Il ministro della Salute Roberto Speranza (Ansa)

Il ministro della Salute Roberto Speranza (Ansa)

Se i servizi sanitari fossero travolti dalla pandemia e non ci fossero posti letto di terapia intensiva per tutti potrebbero essere privilegiati i pazienti con più probabilità di sopravvivere. I più giovani, quelli con meno patologie croniche. A sostenerlo è una bozza del piano pandemico 2021-2023. “In caso di pandemia, quando la scarsità rende le risorse insufficienti rispetto alle necessità – si osserva – i principi di etica possono consentire di allocare risorse scarse in modo da fornire trattamenti necessari preferenzialmente a quei pazienti che hanno maggiori possibilità di trarne benefici. Lo squilibrio tra necessità e risorse disponibili può rendere necessario adottare criteri per il triage nell’accesso alle terapie. Non è consentito agire violando gli standard dell’etica e della deontologia, ma può essere necessario, per esempio, privilegiare il principio di beneficialità”.

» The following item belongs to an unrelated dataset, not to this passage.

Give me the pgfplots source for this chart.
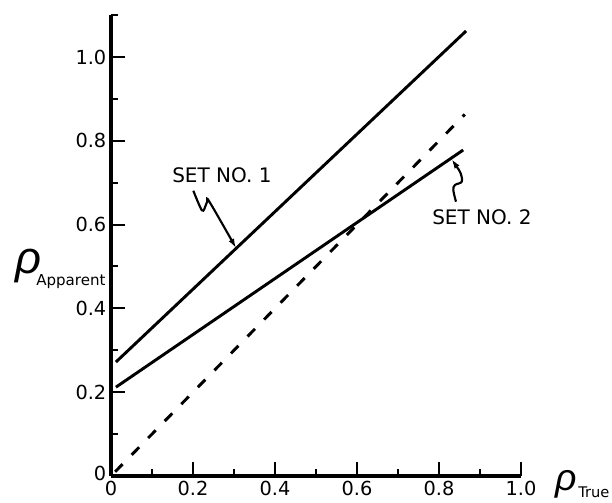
\documentclass[border=0pt]{standalone}
\usepackage{fontspec}
\setmainfont{DejaVu Sans}
\newfontfamily\rhofont{Liberation Sans}
\usepackage{pgfplots}
\pgfplotsset{compat=1.18}
\usetikzlibrary{arrows.meta}
\begin{document}
\begin{tikzpicture}
\begin{axis}[
  anchor=origin, at={(0,0)},
  x=307.5pt, y=314.25pt,
  xmin=0, xmax=1, ymin=0, ymax=1.1,
  axis lines*=left,
  axis line style={line width=2.4pt},
  xtick={0,0.2,0.4,0.6,0.8,1.0},
  xticklabels={0,0.2,0.4,0.6,0.8,1.0},
  minor xtick={0.1,0.3,0.5,0.7,0.9},
  ytick={0,0.2,0.4,0.6,0.8,1.0},
  yticklabels={\raisebox{4pt}{0},0.2,0.4,0.6,0.8,1.0},
  minor ytick={0.1,0.3,0.5,0.7,0.9,1.1},
  tick align=inside,
  major tick length=10.5pt, minor tick length=5pt,
  every tick/.style={black, line width=1.5pt},
  ticklabel style={font=\fontsize{14.5}{14.5}\selectfont},
  clip=false,
]
\addplot[black, line width=2.2pt] coordinates {(0.012,0.272) (0.866,1.062)};
\addplot[black, line width=2.2pt] coordinates {(0.012,0.212) (0.859,0.778)};
\addplot[black, line width=2.2pt, dash pattern=on 8pt off 9.75pt] coordinates {(0.01,0.01) (0.863,0.863)};
\coordinate (O) at (axis cs:0,0);
\end{axis}
\begin{scope}[shift={(O)}, shift={(-83.25pt,357pt)}, x=0.75pt, y=-0.75pt]
\node[anchor=base west, inner sep=0, font=\fontsize{15}{15}\selectfont] at (172,183) {SET NO. 1};
\node[anchor=base west, inner sep=0, font=\fontsize{15}{15}\selectfont] at (432,225) {SET NO. 2};
\draw[line width=1.6pt, -{Latex[length=7pt,width=4.5pt]}] plot[smooth, tension=0.6] coordinates {(193.3,190.7) (200,206.7) (203.3,210.7) (207.3,201.7) (210,202.7) (236,248)};
\draw[line width=1.6pt, -{Latex[length=7pt,width=4.5pt]}] plot[smooth, tension=0.6] coordinates {(456,201.7) (453.3,190) (455,185) (461.7,181.7) (460.7,173.3) (456.7,166.7) (451.7,159.3)};
\node[inner sep=0, font=\fontsize{34}{34}\selectfont\rhofont\itshape] at (28,266.5) {ρ};
\node[anchor=base west, inner sep=0, font=\fontsize{11.3}{11.3}\selectfont] at (36,286) {Apparent};
\node[inner sep=0, font=\fontsize{28}{28}\selectfont\rhofont\itshape] at (566,484) {ρ};
\node[anchor=base west, inner sep=0, font=\fontsize{11}{11}\selectfont] at (578,498) {True};
\pgfresetboundingbox
\path[use as bounding box] (0,0) rectangle (612,503);
\end{scope}
\end{tikzpicture}
\end{document}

La bozza, elaborata dal dipartimento Prevenzione del ministero della Salute, sarà sottoposta alle Regioni e indica una serie di misure per fronteggiare future, possibili pandemie. Ma è il riferimento all’aspetto etico che ha subito accesso la discussione. Dal ministro della Sanità hanno sottolineato che il documento è ancora in divenire. “Il piano pandemico influenzale 2021-2023 che sta circolando – osservano – è solo una bozza informale, condivisa con i soggetti interessati e destinata a raccogliere indicazioni e modifiche”.

In questo senso peraltro andava anche un documento (“Raccomandazioni di etica clinica per l’ammissione a trattamenti intensivi e per la loro sospensione in condizioni eccezionali”) elaborato lo scorso 29 febbraio dalla Siaarti (Società italiana di anestesia analgesia rianimazione e terapia Intensiva), che affermava: “Come estensione del principio di proporzionalità delle cure l’allocazione in un contesto di grave carenza delle risorse sanitarie deve puntare a garantire i trattamenti di carattere intensivo ai pazienti con maggiori possibilità di successo terapeutico: si tratta dunque di privilegiare la ‘maggior speranza di vita’”.

In direzione di un triage a danno dei pazienti con meno probabilità di sopravvivere si erano mossi nei mesi scorsi Paesi come la Gran Bretagna e la Svezia. Una direttiva del 17 marzo rivolta agli ospedali dell’area di Stoccolma ha stabilito che “i pazienti di età superiore a 80 anni o con un indice di massa corporea superiore a 40 non avrebbero dovuto essere ammessi in terapia intensiva, perché avevano meno probabilità di riprendersi”. Da notare che la maggior parte delle residenze sanitarie assistenziali svedesi non erano attrezzate per somministrare ossigeno, così che a molti ospiti è stata somministrata solo morfina per alleviare le loro sofferenze.